* GIVEN TASK
Quote, without change, all of the lines that follow.

* RECORDED INFORMATION
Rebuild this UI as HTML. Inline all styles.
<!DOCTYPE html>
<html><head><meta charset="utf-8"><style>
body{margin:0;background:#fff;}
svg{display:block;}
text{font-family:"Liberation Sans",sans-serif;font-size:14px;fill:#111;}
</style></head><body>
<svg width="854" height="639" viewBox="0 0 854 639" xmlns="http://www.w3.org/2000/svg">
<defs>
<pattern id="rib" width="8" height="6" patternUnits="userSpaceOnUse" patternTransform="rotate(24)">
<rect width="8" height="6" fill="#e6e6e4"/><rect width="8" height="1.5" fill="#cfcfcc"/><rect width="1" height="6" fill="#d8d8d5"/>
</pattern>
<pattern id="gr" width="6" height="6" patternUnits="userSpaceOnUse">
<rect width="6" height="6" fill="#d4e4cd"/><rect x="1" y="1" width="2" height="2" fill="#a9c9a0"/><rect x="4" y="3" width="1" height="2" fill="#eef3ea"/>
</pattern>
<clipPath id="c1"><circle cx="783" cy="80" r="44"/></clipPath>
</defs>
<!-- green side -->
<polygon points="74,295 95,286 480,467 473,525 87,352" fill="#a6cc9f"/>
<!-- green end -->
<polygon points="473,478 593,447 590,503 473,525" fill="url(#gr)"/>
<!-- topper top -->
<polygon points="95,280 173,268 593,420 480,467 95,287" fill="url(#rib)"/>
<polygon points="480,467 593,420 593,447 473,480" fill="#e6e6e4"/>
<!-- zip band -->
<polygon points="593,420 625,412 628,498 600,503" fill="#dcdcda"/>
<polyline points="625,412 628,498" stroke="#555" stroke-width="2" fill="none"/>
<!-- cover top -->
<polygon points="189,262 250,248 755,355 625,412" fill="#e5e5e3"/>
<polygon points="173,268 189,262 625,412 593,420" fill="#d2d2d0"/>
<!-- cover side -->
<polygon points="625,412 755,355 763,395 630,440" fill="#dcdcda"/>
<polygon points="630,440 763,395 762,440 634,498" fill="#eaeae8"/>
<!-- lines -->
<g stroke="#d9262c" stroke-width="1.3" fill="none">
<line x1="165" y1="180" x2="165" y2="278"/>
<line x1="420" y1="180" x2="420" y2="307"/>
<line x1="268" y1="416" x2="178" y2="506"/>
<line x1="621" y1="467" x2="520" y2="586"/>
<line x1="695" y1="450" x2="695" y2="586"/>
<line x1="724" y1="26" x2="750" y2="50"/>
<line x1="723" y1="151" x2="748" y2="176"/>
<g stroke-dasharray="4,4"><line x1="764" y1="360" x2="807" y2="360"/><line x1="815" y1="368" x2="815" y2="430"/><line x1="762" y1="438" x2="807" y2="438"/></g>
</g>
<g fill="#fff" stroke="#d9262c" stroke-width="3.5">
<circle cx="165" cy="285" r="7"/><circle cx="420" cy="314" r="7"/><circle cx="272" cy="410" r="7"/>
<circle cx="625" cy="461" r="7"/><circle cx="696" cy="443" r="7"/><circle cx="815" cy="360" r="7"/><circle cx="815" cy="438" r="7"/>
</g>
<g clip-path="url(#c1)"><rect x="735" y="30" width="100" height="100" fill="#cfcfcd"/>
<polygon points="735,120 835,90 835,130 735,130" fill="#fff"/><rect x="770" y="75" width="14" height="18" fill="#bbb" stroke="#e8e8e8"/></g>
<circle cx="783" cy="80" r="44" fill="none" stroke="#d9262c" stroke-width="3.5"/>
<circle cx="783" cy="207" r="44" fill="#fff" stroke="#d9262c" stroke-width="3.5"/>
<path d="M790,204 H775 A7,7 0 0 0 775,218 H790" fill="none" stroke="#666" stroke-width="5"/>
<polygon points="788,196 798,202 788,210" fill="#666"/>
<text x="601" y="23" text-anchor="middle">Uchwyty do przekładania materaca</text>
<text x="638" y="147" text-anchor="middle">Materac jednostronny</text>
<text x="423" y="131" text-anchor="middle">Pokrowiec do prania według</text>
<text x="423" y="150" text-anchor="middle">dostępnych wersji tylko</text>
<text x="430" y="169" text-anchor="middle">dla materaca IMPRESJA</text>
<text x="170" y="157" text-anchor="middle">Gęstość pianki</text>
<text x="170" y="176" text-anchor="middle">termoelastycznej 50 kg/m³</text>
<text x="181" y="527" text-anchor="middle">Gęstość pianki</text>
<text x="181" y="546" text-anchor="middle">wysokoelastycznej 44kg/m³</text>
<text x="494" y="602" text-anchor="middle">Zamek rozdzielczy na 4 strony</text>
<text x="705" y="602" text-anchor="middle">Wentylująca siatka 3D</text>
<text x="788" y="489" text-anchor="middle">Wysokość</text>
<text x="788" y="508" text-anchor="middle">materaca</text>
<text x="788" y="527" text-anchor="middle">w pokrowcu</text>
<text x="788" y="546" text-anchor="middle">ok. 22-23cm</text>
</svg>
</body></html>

* WRITTEN SOLUTION
Rebuild this UI as HTML. Inline all styles.
<!DOCTYPE html>
<html><head><meta charset="utf-8"><style>
body{margin:0;background:#fff;}
svg{display:block;}
text{font-family:"Liberation Sans",sans-serif;font-size:14px;fill:#111;}
</style></head><body>
<svg width="854" height="639" viewBox="0 0 854 639" xmlns="http://www.w3.org/2000/svg">
<defs>
<pattern id="rib" width="8" height="6" patternUnits="userSpaceOnUse" patternTransform="rotate(24)">
<rect width="8" height="6" fill="#e6e6e4"/><rect width="8" height="1.5" fill="#cfcfcc"/><rect width="1" height="6" fill="#d8d8d5"/>
</pattern>
<pattern id="gr" width="6" height="6" patternUnits="userSpaceOnUse">
<rect width="6" height="6" fill="#d4e4cd"/><rect x="1" y="1" width="2" height="2" fill="#a9c9a0"/><rect x="4" y="3" width="1" height="2" fill="#eef3ea"/>
</pattern>
<clipPath id="c1"><circle cx="783" cy="80" r="44"/></clipPath>
</defs>
<!-- green side -->
<polygon points="74,295 95,286 480,467 473,525 87,352" fill="#a6cc9f"/>
<!-- green end -->
<polygon points="473,478 593,447 590,503 473,525" fill="url(#gr)"/>
<!-- topper top -->
<polygon points="95,280 173,268 593,420 480,467 95,287" fill="url(#rib)"/>
<polygon points="480,467 593,420 593,447 473,480" fill="#e6e6e4"/>
<!-- zip band -->
<polygon points="593,420 625,412 628,498 600,503" fill="#dcdcda"/>
<polyline points="625,412 628,498" stroke="#555" stroke-width="2" fill="none"/>
<!-- cover top -->
<polygon points="189,262 250,248 755,355 625,412" fill="#e5e5e3"/>
<polygon points="173,268 189,262 625,412 593,420" fill="#d2d2d0"/>
<!-- cover side -->
<polygon points="625,412 755,355 763,395 630,440" fill="#dcdcda"/>
<polygon points="630,440 763,395 762,440 634,498" fill="#eaeae8"/>
<!-- lines -->
<g stroke="#d9262c" stroke-width="1.3" fill="none">
<line x1="165" y1="180" x2="165" y2="278"/>
<line x1="420" y1="180" x2="420" y2="307"/>
<line x1="268" y1="416" x2="178" y2="506"/>
<line x1="621" y1="467" x2="520" y2="586"/>
<line x1="695" y1="450" x2="695" y2="586"/>
<line x1="724" y1="26" x2="750" y2="50"/>
<line x1="723" y1="151" x2="748" y2="176"/>
<g stroke-dasharray="4,4"><line x1="764" y1="360" x2="807" y2="360"/><line x1="815" y1="368" x2="815" y2="430"/><line x1="762" y1="438" x2="807" y2="438"/></g>
</g>
<g fill="#fff" stroke="#d9262c" stroke-width="3.5">
<circle cx="165" cy="285" r="7"/><circle cx="420" cy="314" r="7"/><circle cx="272" cy="410" r="7"/>
<circle cx="625" cy="461" r="7"/><circle cx="696" cy="443" r="7"/><circle cx="815" cy="360" r="7"/><circle cx="815" cy="438" r="7"/>
</g>
<g clip-path="url(#c1)"><rect x="735" y="30" width="100" height="100" fill="#cfcfcd"/>
<polygon points="735,120 835,90 835,130 735,130" fill="#fff"/><rect x="770" y="75" width="14" height="18" fill="#bbb" stroke="#e8e8e8"/></g>
<circle cx="783" cy="80" r="44" fill="none" stroke="#d9262c" stroke-width="3.5"/>
<circle cx="783" cy="207" r="44" fill="#fff" stroke="#d9262c" stroke-width="3.5"/>
<path d="M790,204 H775 A7,7 0 0 0 775,218 H790" fill="none" stroke="#666" stroke-width="5"/>
<polygon points="788,196 798,202 788,210" fill="#666"/>
<text x="601" y="23" text-anchor="middle">Uchwyty do przekładania materaca</text>
<text x="638" y="147" text-anchor="middle">Materac jednostronny</text>
<text x="423" y="131" text-anchor="middle">Pokrowiec do prania według</text>
<text x="423" y="150" text-anchor="middle">dostępnych wersji tylko</text>
<text x="430" y="169" text-anchor="middle">dla materaca IMPRESJA</text>
<text x="170" y="157" text-anchor="middle">Gęstość pianki</text>
<text x="170" y="176" text-anchor="middle">termoelastycznej 50 kg/m³</text>
<text x="181" y="527" text-anchor="middle">Gęstość pianki</text>
<text x="181" y="546" text-anchor="middle">wysokoelastycznej 44kg/m³</text>
<text x="494" y="602" text-anchor="middle">Zamek rozdzielczy na 4 strony</text>
<text x="705" y="602" text-anchor="middle">Wentylująca siatka 3D</text>
<text x="788" y="489" text-anchor="middle">Wysokość</text>
<text x="788" y="508" text-anchor="middle">materaca</text>
<text x="788" y="527" text-anchor="middle">w pokrowcu</text>
<text x="788" y="546" text-anchor="middle">ok. 22-23cm</text>
</svg>
</body></html>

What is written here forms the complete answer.